EXERCISE REQUIREMENTS> Using the material below, repeat exactly the lines from the one with "Output the Python" through the one with "ax = fig.add_axes([199", ends included, without any images.

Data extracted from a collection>
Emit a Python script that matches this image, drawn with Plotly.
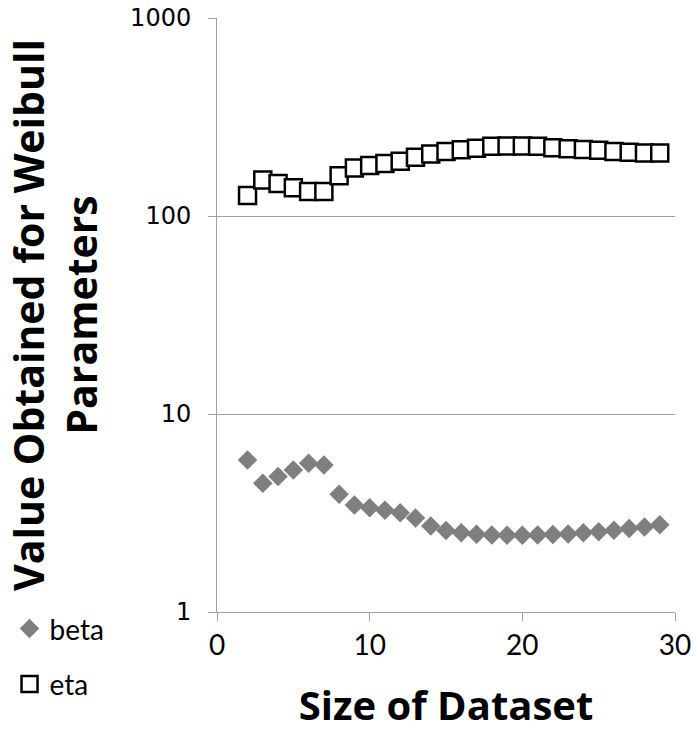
import plotly.graph_objects as go

size = list(range(2, 30))
beta = [5.86, 4.47, 4.83, 5.21, 5.64, 5.52, 3.93, 3.47, 3.36, 3.27, 3.17, 2.98, 2.72,
        2.58, 2.51, 2.47, 2.45, 2.44, 2.44, 2.45, 2.46, 2.48, 2.51, 2.54, 2.59, 2.64, 2.69, 2.76]
eta = [127, 152, 146, 139, 133, 133, 160, 175, 180, 184, 189, 198, 206, 212, 216, 220,
       225, 226, 226, 225, 221, 219, 217, 215, 212, 210, 208, 208]

x_ticks = [0, 10, 20, 30]
y_ticks = [1, 10, 100, 1000]
y_ticktext = ["1", "10", "100", "1000"]

fig = go.Figure()
fig.add_trace(go.Scatter(
    x=size, y=beta, name="beta", mode="markers",
    marker=dict(symbol="diamond", size=15, color="#7f7f7f", line=dict(width=0)),
    legendgroup="a"))
fig.add_trace(go.Scatter(
    x=size, y=eta, name="eta", mode="markers",
    marker=dict(symbol="square", size=17, color="white", line=dict(width=2.5, color="black")),
    legendgroup="b"))

fig.update_layout(
    width=697, height=733,
    margin=dict(l=217, r=22, t=18, b=121, autoexpand=False),
    paper_bgcolor="white", plot_bgcolor="white",
    font=dict(family="Lato", color="black"),
    legend=dict(x=-0.453, y=0.0136, xanchor="left", yanchor="top",
                font=dict(family="Lato", size=28, color="black"),
                tracegroupgap=16, bgcolor="rgba(0,0,0,0)"),
    showlegend=True,
)
fig.update_xaxes(
    range=[0, 30], tickvals=x_ticks, ticks="outside", ticklen=8, tickcolor="#a0a0a0",
    showline=True, linecolor="#a0a0a0", linewidth=1, showgrid=False, zeroline=False,
    automargin=True, ticklabeloverflow="allow",
    tickfont=dict(family="Lato", size=28, color="black"),
    title=dict(text="<b>Size of Dataset</b>", font=dict(family="Open Sans", size=40, color="black"), standoff=32),
)
fig.update_yaxes(
    type="log", range=[0, 3.0003], tickvals=y_ticks, ticktext=y_ticktext,
    ticks="outside", ticklen=8, tickcolor="#a0a0a0", ticklabelstandoff=12,
    showline=True, linecolor="#a0a0a0", linewidth=1, automargin=True, ticklabeloverflow="allow",
    showgrid=True, gridcolor="#a0a0a0", gridwidth=1, zeroline=False,
    tickfont=dict(family="DejaVu Sans", size=24, color="black"),
    title=dict(text="<b>Value Obtained for Weibull<br>Parameters</b>",
               font=dict(family="Open Sans", size=41, color="black"), standoff=21),
)

fig.write_html("out.html", config={"displayModeBar": False},
               post_script="document.body.style.margin='0';document.body.style.padding='0';")
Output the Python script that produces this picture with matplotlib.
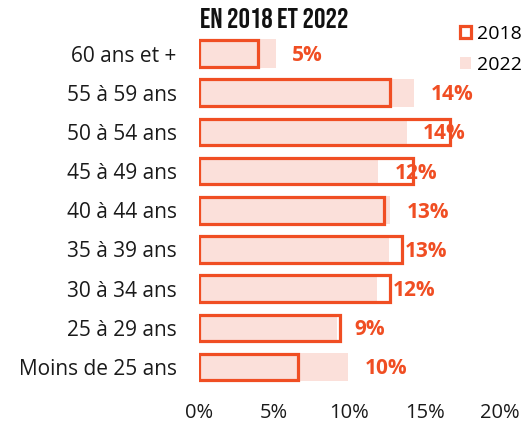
import matplotlib
matplotlib.use("Agg")
import matplotlib.pyplot as plt
from matplotlib.patches import Patch
from matplotlib.ticker import FuncFormatter

plt.rcParams["font.family"] = ["Open Sans", "DejaVu Sans"]

# age groups, top to bottom
groups = ["60 ans et +", "55 à 59 ans", "50 à 54 ans", "45 à 49 ans",
          "40 à 44 ans", "35 à 39 ans", "30 à 34 ans", "25 à 29 ans",
          "Moins de 25 ans"]
share_2018 = [3.9, 12.7, 16.7, 14.2, 12.3, 13.5, 12.7, 9.4, 6.6]
share_2022 = [5.1, 14.3, 13.8, 11.9, 12.7, 12.6, 11.8, 9.2, 9.9]
xticks = [0, 5, 10, 15, 20]

RED = "#F04E23"
PINK = "#FBE0DA"

fig = plt.figure(figsize=(5.25, 4.29), dpi=100)
ax = fig.add_axes([199 / 525, 0.0988, 301 / 525, 0.822])

ypos = list(range(len(groups)))
ax.barh(ypos, share_2022, height=0.72, color=PINK, zorder=1)
ax.barh(ypos, share_2018, height=0.68, facecolor="none", edgecolor=RED,
        linewidth=2.3, zorder=2)

for y, v in zip(ypos, share_2022):
    ax.text(v + 1.1, y + 0.05, f"{round(v):.0f}%", color=RED, fontsize=15,
            fontweight="bold", va="center", ha="left", zorder=3)

ax.set_xlim(0, 20)
ax.set_ylim(len(groups) - 0.5, -0.5)
ax.set_xticks(xticks)
ax.xaxis.set_major_formatter(FuncFormatter(lambda v, _: f"{v:.0f}%"))
ax.set_yticks(ypos)
ax.set_yticklabels(groups)
ax.tick_params(axis="both", length=0, labelsize=15, colors="#1a1a1a")
ax.tick_params(axis="x", labelsize=14.5, pad=12)
ax.tick_params(axis="y", pad=16)
for s in ax.spines.values():
    s.set_visible(False)

fig.text(200 / 525, 1 - 28 / 429, "EN 2018 ET 2022",
         family=["Bebas Neue", "Oswald", "Liberation Sans Narrow", "DejaVu Sans"],
         fontsize=20.5, va="baseline", ha="left", color="#111111")

handles = [Patch(facecolor="white", edgecolor=RED, linewidth=2.3),
           Patch(facecolor=PINK, edgecolor="none")]
fig.legend(handles, ["2018", "2022"], loc="upper right", bbox_to_anchor=(1.028, 0.983),
           frameon=False, fontsize=14, handlelength=0.6, handleheight=0.6,
           handletextpad=0.3, labelspacing=0.68)

fig.savefig("out.png", dpi=100)
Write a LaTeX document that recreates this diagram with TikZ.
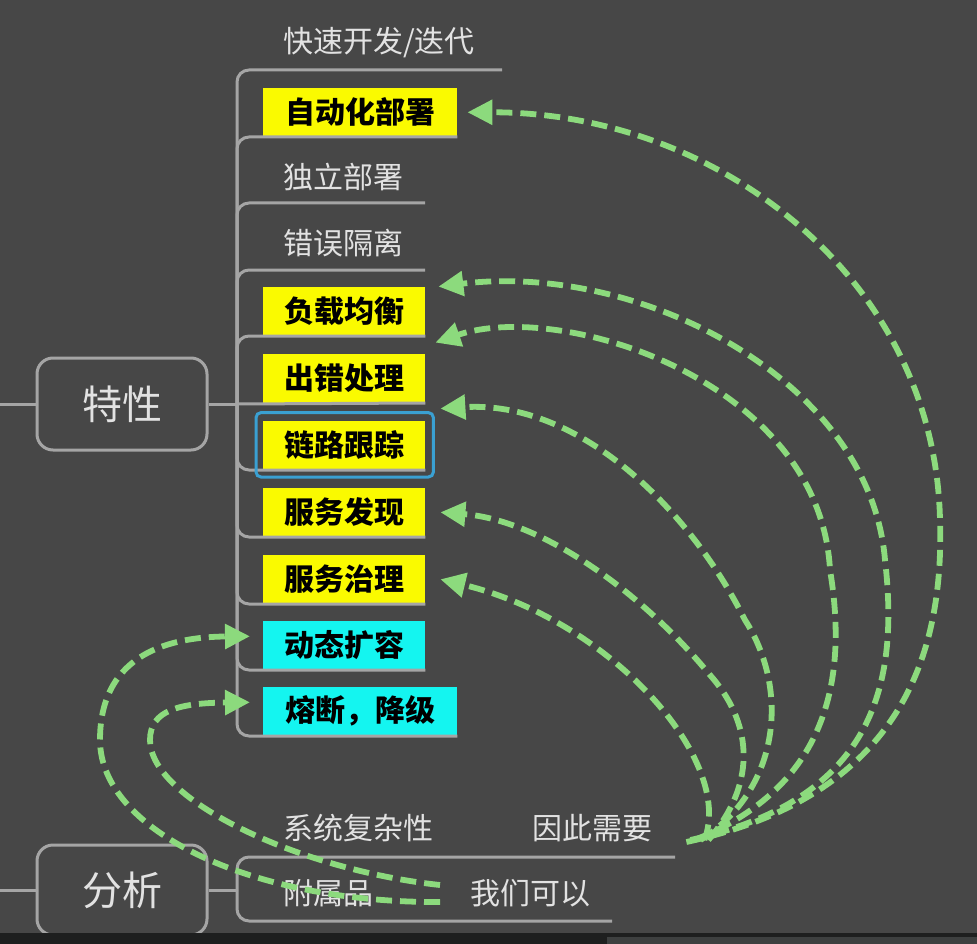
\documentclass[tikz,border=0pt]{standalone}
\usepackage{fontspec}
\setmainfont{Noto Sans CJK SC}
\usetikzlibrary{arrows.meta,calc}
\definecolor{bg}{RGB}{71,71,71}
\definecolor{gline}{RGB}{165,165,165}
\definecolor{gtext}{RGB}{226,226,226}
\definecolor{ylw}{RGB}{250,250,0}
\definecolor{cyn}{RGB}{20,245,240}
\definecolor{grn}{RGB}{140,218,125}
\definecolor{sel}{RGB}{58,160,210}
\definecolor{barA}{RGB}{30,31,31}
\definecolor{barB}{RGB}{62,64,64}
\begin{document}
\begin{tikzpicture}[x=1pt,y=-1pt,
  branch/.style={draw=gline,line width=3pt,rounded corners=12pt},
  topic/.style={draw=gline,line width=3pt,rounded corners=16pt,minimum width=170pt,minimum height=92pt,inner sep=0pt,text=gtext,font=\fontsize{40}{48}\selectfont},
  lbl/.style={anchor=west,inner sep=0pt,text=gtext,font=\fontsize{30}{34}\selectfont},
  ybox/.style={fill=ylw,anchor=south west,minimum height=49pt,inner sep=0pt,text=black,font=\fontsize{30}{34}\selectfont\bfseries},
  cbox/.style={ybox,fill=cyn},
  flow/.style={draw=grn,line width=5.8pt,dash pattern=on 16pt off 8pt,-{Triangle[length=25pt,width=24pt]}},
]
\useasboundingbox (0,0) rectangle (977,944);
\fill[bg] (0,0) rectangle (977,944);

% ---------- 特性 ----------
\node[topic] (tx) at (122,404) {特性};
\coordinate (c1) at (237,404);

\node[lbl] (n1) at (283,43) {快速开发/迭代};
\coordinate (e1) at (502,70);
\node[ybox,minimum width=194pt] (n2) at (263,137) {自动化部署};
\node[lbl] (n3) at (283,177) {独立部署};
\coordinate (e3) at (425,203);
\node[lbl] (n4) at (283,243) {错误隔离};
\coordinate (e4) at (425,270);
\node[ybox,minimum width=162pt] (n5) at (263,336) {负载均衡};
\node[ybox,minimum width=162pt] (n6) at (263,403) {出错处理};
\node[ybox,minimum width=162pt] (n7) at (263,470) {链路跟踪};
\node[ybox,minimum width=162pt] (n8) at (263,537) {服务发现};
\node[ybox,minimum width=162pt] (n9) at (263,604) {服务治理};
\node[cbox,minimum width=162pt] (n10) at (263,670) {动态扩容};
\node[cbox,minimum width=194pt] (n11) at (263,736) {熔断，降级};

\draw[branch] (0,404) -- (tx.west);
\draw[branch] (tx.east) -- (c1);
\draw[branch] (c1) |- (e1);
\draw[branch] (c1) |- (n2.south east);
\draw[branch] (c1) |- (e3);
\draw[branch] (c1) |- (e4);
\draw[branch] (c1) |- (n5.south east);
\draw[branch] (c1) -- (n6.south east);
\draw[branch] (c1) |- (n7.south east);
\draw[branch] (c1) |- (n8.south east);
\draw[branch] (c1) |- (n9.south east);
\draw[branch] (c1) |- (n10.south east);
\draw[branch] (c1) |- (n11.south east);

\draw[draw=sel,line width=3pt,rounded corners=5pt] ($(n7.south west)+(-7,7)$) rectangle ($(n7.north east)+(8,-8)$);

% ---------- 分析 ----------
\node[topic,minimum height=90pt] (fx) at (122,890) {分析};
\coordinate (c2) at (237,890);
\node[lbl] (xt) at (283,828) {系统复杂性};
\node[lbl] (yc) at (532,828) {因此需要};
\coordinate (e12) at (675,857);
\node[lbl] (fs) at (283,893) {附属品};
\node[lbl] (wm) at (470,893) {我们可以};
\coordinate (e13) at (612,921);

\draw[branch] (0,890) -- (fx.west);
\draw[branch] (fx.east) -- (c2);
\draw[branch] (c2) |- (e12);
\draw[branch] (c2) |- (e13);

% ---------- green dashed arrows ----------
\draw[flow] ($(yc.east)+(34,14)$) .. controls (880,800) and (945,680) .. (940,520)
   .. controls (935,280) and (720,112) .. ($(n2.east)+(10,0)$);
\draw[flow] ($(yc.east)+(38,12)$) .. controls (870,800) and (900,690) .. (885,560)
   .. controls (870,380) and (640,262) .. ($(n5.north east)+(13,0)$);
\draw[flow] ($(yc.east)+(42,12)$) .. controls (820,790) and (850,690) .. (830,570)
   .. controls (820,380) and (560,300) .. ($(n6.north east)+(10,-11)$);
\draw[flow] ($(yc.east)+(48,12)$) .. controls (780,790) and (790,690) .. (745,620)
   .. controls (690,510) and (580,400) .. ($(n7.north east)+(15,-12)$);
\draw[flow] ($(yc.east)+(56,12)$) .. controls (760,780) and (750,720) .. (710,675)
   .. controls (640,590) and (540,520) .. ($(n8.east)+(15,0)$);
\draw[flow] ($(yc.east)+(52,12)$) .. controls (735,760) and (610,620) .. ($(n9.east)+(15,0)$);

\draw[flow] ($(wm.west)+(-30,9)$) .. controls (250,903) and (100,830) .. (100,740)
   .. controls (100,660) and (160,637) .. ($(n10.west)+(-13,-9)$);
\draw[flow] ($(wm.west)+(-30,-8)$) .. controls (300,870) and (150,800) .. (150,740)
   .. controls (150,710) and (180,703) .. ($(n11.west)+(-13,-9)$);

% ---------- bottom bar ----------
\fill[barA] (0,933) rectangle (977,944);
\fill[barB] (607,937) rectangle (977,944);
\end{tikzpicture}
\end{document}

RESPONSE TO THE EXERCISE>
Output the Python script that produces this picture with matplotlib.
import matplotlib
matplotlib.use("Agg")
import matplotlib.pyplot as plt
from matplotlib.patches import Patch
from matplotlib.ticker import FuncFormatter

plt.rcParams["font.family"] = ["Open Sans", "DejaVu Sans"]

# age groups, top to bottom
groups = ["60 ans et +", "55 à 59 ans", "50 à 54 ans", "45 à 49 ans",
          "40 à 44 ans", "35 à 39 ans", "30 à 34 ans", "25 à 29 ans",
          "Moins de 25 ans"]
share_2018 = [3.9, 12.7, 16.7, 14.2, 12.3, 13.5, 12.7, 9.4, 6.6]
share_2022 = [5.1, 14.3, 13.8, 11.9, 12.7, 12.6, 11.8, 9.2, 9.9]
xticks = [0, 5, 10, 15, 20]

RED = "#F04E23"
PINK = "#FBE0DA"

fig = plt.figure(figsize=(5.25, 4.29), dpi=100)
ax = fig.add_axes([199 / 525, 0.0988, 301 / 525, 0.822])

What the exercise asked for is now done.